Karakoyun told Die Zeit that the group has a significant presence in Germany, adding that new arrivals "will be as active there as they were in Turkey."
Last February, a Sabah report showed a secret witness' testimony, accusing German intelligence of protecting senior FETÖ members. Celal Kara and Zekeriya Öz, two prominent prosecutors wanted for their links to the terrorist group, are being protected by German intelligence agents, the witness told the authorities. He also produced a photo showing a German agent in Öz and Kara's residence in Germany as evidence.

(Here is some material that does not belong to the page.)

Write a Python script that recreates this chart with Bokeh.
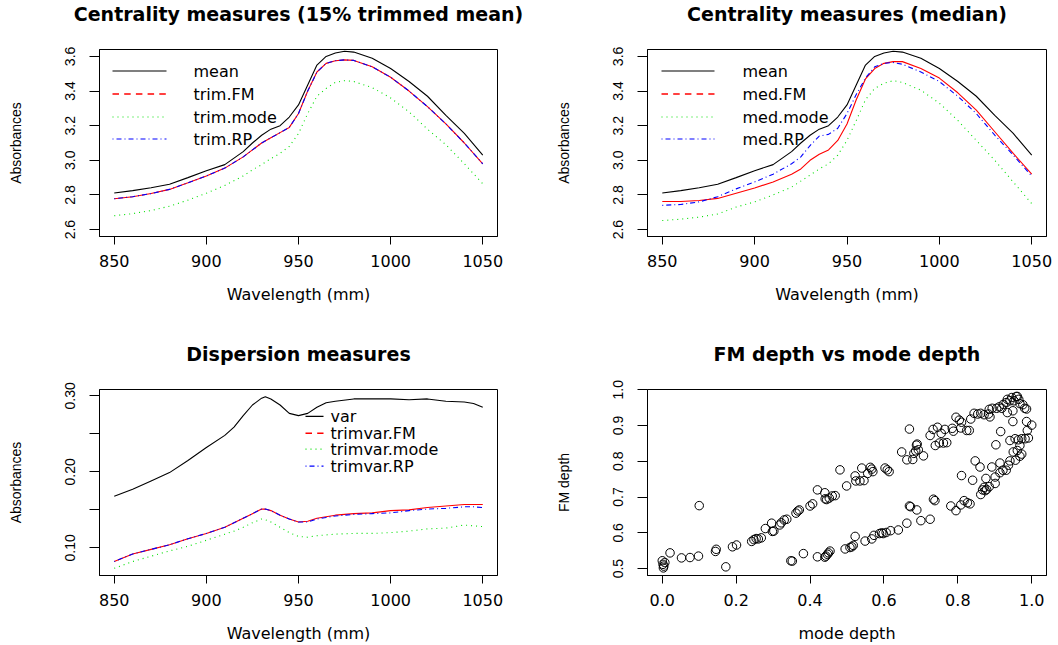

The secret witness codenamed "Sultan" is an important figure within the terrorist group known for its widespread clout in Turkey. He applied to the Istanbul Chief Prosecutor's Office to testify on Celal Kara, with whom he was in touch with as a fellow member of the group.
Kara, Öz and Mehmet Yüzgeç, another prosecutor linked to the terrorist group, are suspects in an investigation into FETÖ's first coup attempt in December 2013. The probes launched by the three former prosecutors and police chiefs on Dec. 17 and Dec. 25, 2013, under the pretext of corruption, were labeled as judicial coup attempts by the Turkish government, on the basis of the use of illegal wiretapping and falsified evidence.
Öz and Kara, who were also behind several sham trials orchestrated by FETÖ to imprison the terrorist group's critics, are in the German city of Freiburg, according to Turkish media reports. Turkey has issued an international arrest warrant for them.
The three fugitives were named in a 557-page indictment that charges them with an attempt to overthrow the government, running an armed terrorist organization, abuse of duty, forgery in official documents, violation of privacy of communications, illegal wiretapping, defamation, fraud and other charges. Apart from life sentences for attempting to overthrow the government, they may receive prison terms of up to 72 years if convicted.